She & Him – Volume 3

Volume 3Zooey Deschanel and M. Ward produce another winning record of breezy, ’60s-style pop.

Released May 7th on Merge Records

The third studio album (fourth if you count the Christmas one) by Zooey Deschanel and M. Ward’s She & Him is exactly what you’d expect if you’ve listened to either of the previous volumes: Sunny, lovestruck pop songs with a touch of country twang, sounding like they came straight out of a 1960s AM radio. It’s a nostalgic, classically pop sound that’s light, breezy, and easy to get swept up in. The album sounds a touch looser and more casual than its predecessors, as if existing in a state of perpetual summer bliss (though a wintry vibe pops up during the latter half in “Snow Queen” and “London”). Ward keeps a light touch on the knobs, adding just the right amount of sonic detail without ever allowing the production to burden the airy feel of the songs.

It’s hard not to fall instantly in love with Deschanel’s soothing harmonies, especially in slower tracks like “Turn to White”, “Something’s Haunting You”, and “Shadow of Love”. Of course she sounds great on the more uptempo numbers, too, like sprightly singles “Never Wanted Your Love” and “I Could’ve Been Your Girl”. This is her first album since her divorce from Death Cab for Cutie’s Ben Gibbard, and it’s convenient to read lyrics like “I don’t’ want to be your rock in hard times / ‘Cause I’ve figured you out / And you’re not a man who can understand anyone but you” as being about her ex, but they’re probably not. Her best tunes have always been about heartbreak, but never a specific heartbreak. They’re the kind of songs that deal in a universal vulnerability, and in which the singer is just as likely to be careless with emotions as is the target of her jabs.

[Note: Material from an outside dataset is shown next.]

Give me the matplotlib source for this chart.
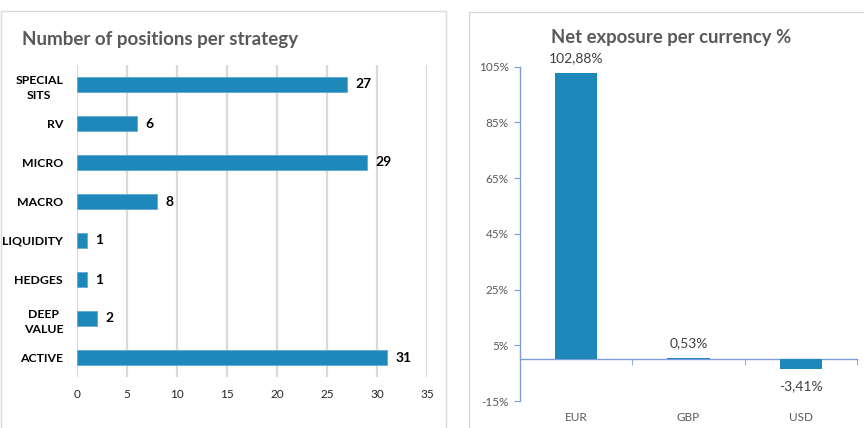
import matplotlib
matplotlib.use("Agg")
import matplotlib.pyplot as plt
from matplotlib.patches import Rectangle

plt.rcParams['font.family'] = ['Lato', 'DejaVu Sans']

# ---- data ----
strategies = ["ACTIVE", "DEEP\nVALUE", "HEDGES", "LIQUIDITY", "MACRO", "MICRO", "RV", "SPECIAL\nSITS"]
positions = [31, 2, 1, 1, 8, 29, 6, 27]
x_ticks_left = [0, 5, 10, 15, 20, 25, 30, 35]

currencies = ["EUR", "GBP", "USD"]
exposure = [102.88, 0.53, -3.41]
y_ticks_right = [-15, 5, 25, 45, 65, 85, 105]

BAR = "#1F88BA"
W, H = 864, 428
fig = plt.figure(figsize=(W / 100, H / 100), dpi=100)

# panel borders
fig.patches.append(Rectangle((1 / W, -0.01), 445 / W, 1 - 11 / H + 0.01, transform=fig.transFigure,
                             fill=False, edgecolor="#D9D9D9", lw=1))
fig.patches.append(Rectangle((469 / W, -0.01), 400 / W, 1 - 12 / H + 0.01, transform=fig.transFigure,
                             fill=False, edgecolor="#D9D9D9", lw=1))

# ---- left chart ----
ax1 = fig.add_axes([77 / W, 1 - 377 / H, 350 / W, 312 / H])
ypos = list(range(len(strategies)))
ax1.barh(ypos, positions, height=0.36, color=BAR, edgecolor="#5FAAD3", linewidth=0.6, zorder=3)
ax1.set_xlim(0, 35)
ax1.set_ylim(-0.5, len(strategies) - 0.5)
ax1.set_xticks(x_ticks_left)
ax1.set_yticks(ypos, labels=strategies)
for lab in ax1.get_yticklabels():
    lab.set_multialignment("center")
    lab.set_fontweight("bold")
    lab.set_linespacing(1.5)
ax1.tick_params(axis="y", length=0, pad=10, labelsize=8.8, labelcolor="#000000")
ax1.tick_params(axis="x", length=0, pad=9, labelsize=8.5, labelcolor="#262626")
for s in ax1.spines.values():
    s.set_visible(False)
ax1.grid(axis="x", color="#D9D9D9", lw=1.6, zorder=0)
ax1.set_axisbelow(True)
for y, v in zip(ypos, positions):
    ax1.annotate(str(v), (v, y), xytext=(6, 0), textcoords="offset points",
                 ha="left", va="center", fontsize=10, fontweight="bold", color="#000000")
fig.text(22 / W, 1 - 40 / H, "Number of positions per strategy", ha="left", va="center",
         fontsize=13.5, fontweight="bold", color="#595959")

# ---- right chart ----
AXC = "#7C9CDB"
ax2 = fig.add_axes([520 / W, 1 - 401 / H, 337 / W, 334.3 / H])
xpos = list(range(len(currencies)))
ax2.bar(xpos, exposure, width=0.375, color=BAR, linewidth=0, zorder=3)
ax2.set_xlim(-0.5, len(currencies) - 0.5)
ax2.set_ylim(-15, 105)
ax2.set_yticks(y_ticks_right, labels=[f"{t}%" for t in y_ticks_right])
ax2.set_xticks(xpos, labels=currencies)
ax2.set_xticks([i - 0.5 for i in range(len(currencies) + 1)], minor=True)
for side in ("top", "right"):
    ax2.spines[side].set_visible(False)
ax2.spines["left"].set_color(AXC)
ax2.spines["bottom"].set_color(AXC)
ax2.spines["bottom"].set_position(("data", 0))
ax2.spines["left"].set_linewidth(1)
ax2.spines["bottom"].set_linewidth(1)
ax2.tick_params(axis="y", direction="out", length=4, color=AXC, labelsize=8.5, labelcolor="#595959", pad=4)
ax2.tick_params(axis="x", which="major", length=0, labelsize=8.5, labelcolor="#595959", pad=38)
ax2.tick_params(axis="x", which="minor", direction="out", length=4, color=AXC)
for x, v in zip(xpos, exposure):
    txt = f"{v:.2f}".replace(".", ",") + "%"
    if v >= 0:
        ax2.annotate(txt, (x, v), xytext=(0, 6), textcoords="offset points",
                     ha="center", va="bottom", fontsize=10, color="#404040")
    else:
        ax2.annotate(txt, (x, v), xytext=(0, -8), textcoords="offset points",
                     ha="center", va="top", fontsize=10, color="#404040")
fig.text(671 / W, 1 - 37 / H, "Net exposure per currency %", ha="center", va="center",
         fontsize=13.3, fontweight="bold", color="#595959")

fig.savefig("out.png", dpi=100)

Of course no She & Him record would be complete without a few covers of old pop tunes. This time there are three: Ellie Greenwich’s “Baby” (1965), Karen Chandler’s “Hold Me, Thrill Me, Kiss Me” (1952; famously covered by Mel Carter in 1965), and Blondie’s “Sunday Girl” (1979; the cover version here incorporates a verse from the French-language version of the song, as do several of Blondie’s greatest hits collections). On prior albums Ward & Deschanel have covered tunes by The Beatles, The Miracles, The SmithsNRBQ, and Roy Hogshed/Teresa Brewer. The selections on Volume 3 are all originally sung by women, which sets them apart from the previous cover choices and lets Deschanel step into the shoes of famous female singers of the past and make their tunes her own.

Volume 3 continues the vein of winning simplicity She & Him have previously established. It’s a sound that may come off as overly nostalgic or kitschy to some, but in a landscape of overproduced and hyper-marketed pop it’s occasionally refreshing to be reminded that a perfectly crafted pop song can be simple and classic, requiring little more than a lovely melody.